**Challenge:**
Repeat what the lines below say, word for word, and skip every image.

**Provided material:**
________________________________________
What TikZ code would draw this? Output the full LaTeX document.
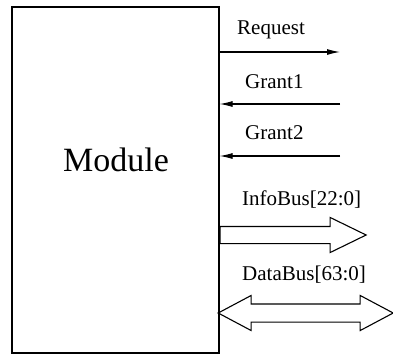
\documentclass[tikz,border=0pt]{standalone}
\usepackage{fontspec}
\setmainfont{Liberation Serif}
\usetikzlibrary{arrows.meta,shapes.arrows,positioning}

\begin{document}
\begin{tikzpicture}[x=1pt,y=-1pt,
  sig/.style={line width=1.1pt},
  sigtip/.style={-{Latex[length=13pt,width=6pt]}},
  lbl/.style={anchor=base west,inner sep=0pt,font=\fontsize{21}{24}\selectfont},
  bus/.style={draw,line width=1.1pt,inner xsep=0pt,inner ysep=8pt}]
\useasboundingbox (0,0) rectangle (393,356);
\node[draw,line width=1.1pt,minimum width=207pt,minimum height=346pt,inner sep=0pt] (module) at (115.5,180) {};
\node[anchor=base west,inner sep=0pt,font=\fontsize{34}{38}\selectfont] (modname) at (63,171) {Module};
% single signals
\coordinate (req) at (340,52);
\coordinate (gnt1) at (340,104);
\coordinate (gnt2) at (340,156);
\draw[sig,sigtip] (module.east |- req) -- (req);
\draw[sig,sigtip] (gnt1) -- (module.east |- gnt1);
\draw[sig,sigtip] (gnt2) -- (module.east |- gnt2);
\node[lbl] (reqname) at (237,34) {Request};
\node[lbl] (gnt1name) at (245,88) {Grant1};
\node[lbl] (gnt2name) at (245,139) {Grant2};
% buses
\node[bus,single arrow,single arrow head extend=9pt,single arrow tip angle=52,
  minimum height=146pt,anchor=west] (info) at (module.east |- 0,235) {};
\node[bus,double arrow,inner ysep=8.5pt,double arrow head extend=8.5pt,double arrow tip angle=56,
  minimum height=175pt,anchor=west] (data) at (217,313) {};
\node[lbl] (infoname) at (242,205) {InfoBus[22:0]};
\node[lbl] (dataname) at (242,280) {DataBus[63:0]};
\end{tikzpicture}
\end{document}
________________________________________
**Solution for this task:**
What TikZ code would draw this? Output the full LaTeX document.
\documentclass[tikz,border=0pt]{standalone}
\usepackage{fontspec}
\setmainfont{Liberation Serif}
\usetikzlibrary{arrows.meta,shapes.arrows,positioning}

\begin{document}
\begin{tikzpicture}[x=1pt,y=-1pt,
  sig/.style={line width=1.1pt},
  sigtip/.style={-{Latex[length=13pt,width=6pt]}},
  lbl/.style={anchor=base west,inner sep=0pt,font=\fontsize{21}{24}\selectfont},
  bus/.style={draw,line width=1.1pt,inner xsep=0pt,inner ysep=8pt}]
\useasboundingbox (0,0) rectangle (393,356);
\node[draw,line width=1.1pt,minimum width=207pt,minimum height=346pt,inner sep=0pt] (module) at (115.5,180) {};
\node[anchor=base west,inner sep=0pt,font=\fontsize{34}{38}\selectfont] (modname) at (63,171) {Module};
% single signals
\coordinate (req) at (340,52);
\coordinate (gnt1) at (340,104);
\coordinate (gnt2) at (340,156);
\draw[sig,sigtip] (module.east |- req) -- (req);
\draw[sig,sigtip] (gnt1) -- (module.east |- gnt1);
\draw[sig,sigtip] (gnt2) -- (module.east |- gnt2);
\node[lbl] (reqname) at (237,34) {Request};
\node[lbl] (gnt1name) at (245,88) {Grant1};
\node[lbl] (gnt2name) at (245,139) {Grant2};
% buses
\node[bus,single arrow,single arrow head extend=9pt,single arrow tip angle=52,
  minimum height=146pt,anchor=west] (info) at (module.east |- 0,235) {};
\node[bus,double arrow,inner ysep=8.5pt,double arrow head extend=8.5pt,double arrow tip angle=56,
  minimum height=175pt,anchor=west] (data) at (217,313) {};
\node[lbl] (infoname) at (242,205) {InfoBus[22:0]};
\node[lbl] (dataname) at (242,280) {DataBus[63:0]};
\end{tikzpicture}
\end{document}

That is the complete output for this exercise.